All of the data needs to be repeated exactly.

-- BEGIN --

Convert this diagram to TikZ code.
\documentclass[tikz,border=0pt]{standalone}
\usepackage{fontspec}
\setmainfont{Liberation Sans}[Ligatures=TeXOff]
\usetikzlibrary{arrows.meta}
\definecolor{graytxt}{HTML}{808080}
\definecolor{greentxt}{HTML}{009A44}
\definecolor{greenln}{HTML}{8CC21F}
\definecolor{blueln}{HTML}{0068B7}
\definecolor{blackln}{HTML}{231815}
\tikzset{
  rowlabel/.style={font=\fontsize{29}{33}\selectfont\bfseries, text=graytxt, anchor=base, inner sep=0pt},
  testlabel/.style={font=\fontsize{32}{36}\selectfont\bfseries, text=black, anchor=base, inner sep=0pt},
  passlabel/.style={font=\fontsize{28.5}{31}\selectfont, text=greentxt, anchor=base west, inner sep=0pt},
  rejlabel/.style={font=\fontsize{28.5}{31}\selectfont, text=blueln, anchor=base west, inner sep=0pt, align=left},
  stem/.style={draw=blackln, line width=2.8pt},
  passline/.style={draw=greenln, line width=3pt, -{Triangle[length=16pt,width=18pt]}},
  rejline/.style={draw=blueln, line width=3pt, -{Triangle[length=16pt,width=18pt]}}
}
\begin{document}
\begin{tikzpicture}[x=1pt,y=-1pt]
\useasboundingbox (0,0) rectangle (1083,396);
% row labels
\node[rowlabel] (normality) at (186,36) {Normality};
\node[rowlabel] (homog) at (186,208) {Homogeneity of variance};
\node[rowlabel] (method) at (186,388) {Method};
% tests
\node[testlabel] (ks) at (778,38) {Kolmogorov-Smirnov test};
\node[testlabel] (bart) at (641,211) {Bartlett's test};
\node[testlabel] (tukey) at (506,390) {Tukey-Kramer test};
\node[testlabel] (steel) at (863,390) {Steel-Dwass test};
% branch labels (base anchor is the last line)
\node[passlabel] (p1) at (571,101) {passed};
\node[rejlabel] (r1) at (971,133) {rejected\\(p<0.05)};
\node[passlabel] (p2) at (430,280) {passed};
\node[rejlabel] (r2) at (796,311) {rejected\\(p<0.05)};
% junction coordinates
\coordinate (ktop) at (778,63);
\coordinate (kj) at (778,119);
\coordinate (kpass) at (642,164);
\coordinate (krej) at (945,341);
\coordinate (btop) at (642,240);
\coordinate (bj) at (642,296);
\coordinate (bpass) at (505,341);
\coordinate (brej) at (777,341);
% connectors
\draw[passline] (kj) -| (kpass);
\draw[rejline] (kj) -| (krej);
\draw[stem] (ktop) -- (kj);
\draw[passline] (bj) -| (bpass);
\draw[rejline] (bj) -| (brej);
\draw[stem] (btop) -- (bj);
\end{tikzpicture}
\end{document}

-- END --

• [RESULT FOR THIS EXERCISE]
Convert this diagram to TikZ code.
\documentclass[tikz,border=0pt]{standalone}
\usepackage{fontspec}
\setmainfont{Liberation Sans}[Ligatures=TeXOff]
\usetikzlibrary{arrows.meta}
\definecolor{graytxt}{HTML}{808080}
\definecolor{greentxt}{HTML}{009A44}
\definecolor{greenln}{HTML}{8CC21F}
\definecolor{blueln}{HTML}{0068B7}
\definecolor{blackln}{HTML}{231815}
\tikzset{
  rowlabel/.style={font=\fontsize{29}{33}\selectfont\bfseries, text=graytxt, anchor=base, inner sep=0pt},
  testlabel/.style={font=\fontsize{32}{36}\selectfont\bfseries, text=black, anchor=base, inner sep=0pt},
  passlabel/.style={font=\fontsize{28.5}{31}\selectfont, text=greentxt, anchor=base west, inner sep=0pt},
  rejlabel/.style={font=\fontsize{28.5}{31}\selectfont, text=blueln, anchor=base west, inner sep=0pt, align=left},
  stem/.style={draw=blackln, line width=2.8pt},
  passline/.style={draw=greenln, line width=3pt, -{Triangle[length=16pt,width=18pt]}},
  rejline/.style={draw=blueln, line width=3pt, -{Triangle[length=16pt,width=18pt]}}
}
\begin{document}
\begin{tikzpicture}[x=1pt,y=-1pt]
\useasboundingbox (0,0) rectangle (1083,396);
% row labels
\node[rowlabel] (normality) at (186,36) {Normality};
\node[rowlabel] (homog) at (186,208) {Homogeneity of variance};
\node[rowlabel] (method) at (186,388) {Method};
% tests
\node[testlabel] (ks) at (778,38) {Kolmogorov-Smirnov test};
\node[testlabel] (bart) at (641,211) {Bartlett's test};
\node[testlabel] (tukey) at (506,390) {Tukey-Kramer test};
\node[testlabel] (steel) at (863,390) {Steel-Dwass test};
% branch labels (base anchor is the last line)
\node[passlabel] (p1) at (571,101) {passed};
\node[rejlabel] (r1) at (971,133) {rejected\\(p<0.05)};
\node[passlabel] (p2) at (430,280) {passed};
\node[rejlabel] (r2) at (796,311) {rejected\\(p<0.05)};
% junction coordinates
\coordinate (ktop) at (778,63);
\coordinate (kj) at (778,119);
\coordinate (kpass) at (642,164);
\coordinate (krej) at (945,341);
\coordinate (btop) at (642,240);
\coordinate (bj) at (642,296);
\coordinate (bpass) at (505,341);
\coordinate (brej) at (777,341);
% connectors
\draw[passline] (kj) -| (kpass);
\draw[rejline] (kj) -| (krej);
\draw[stem] (ktop) -- (kj);
\draw[passline] (bj) -| (bpass);
\draw[rejline] (bj) -| (brej);
\draw[stem] (btop) -- (bj);
\end{tikzpicture}
\end{document}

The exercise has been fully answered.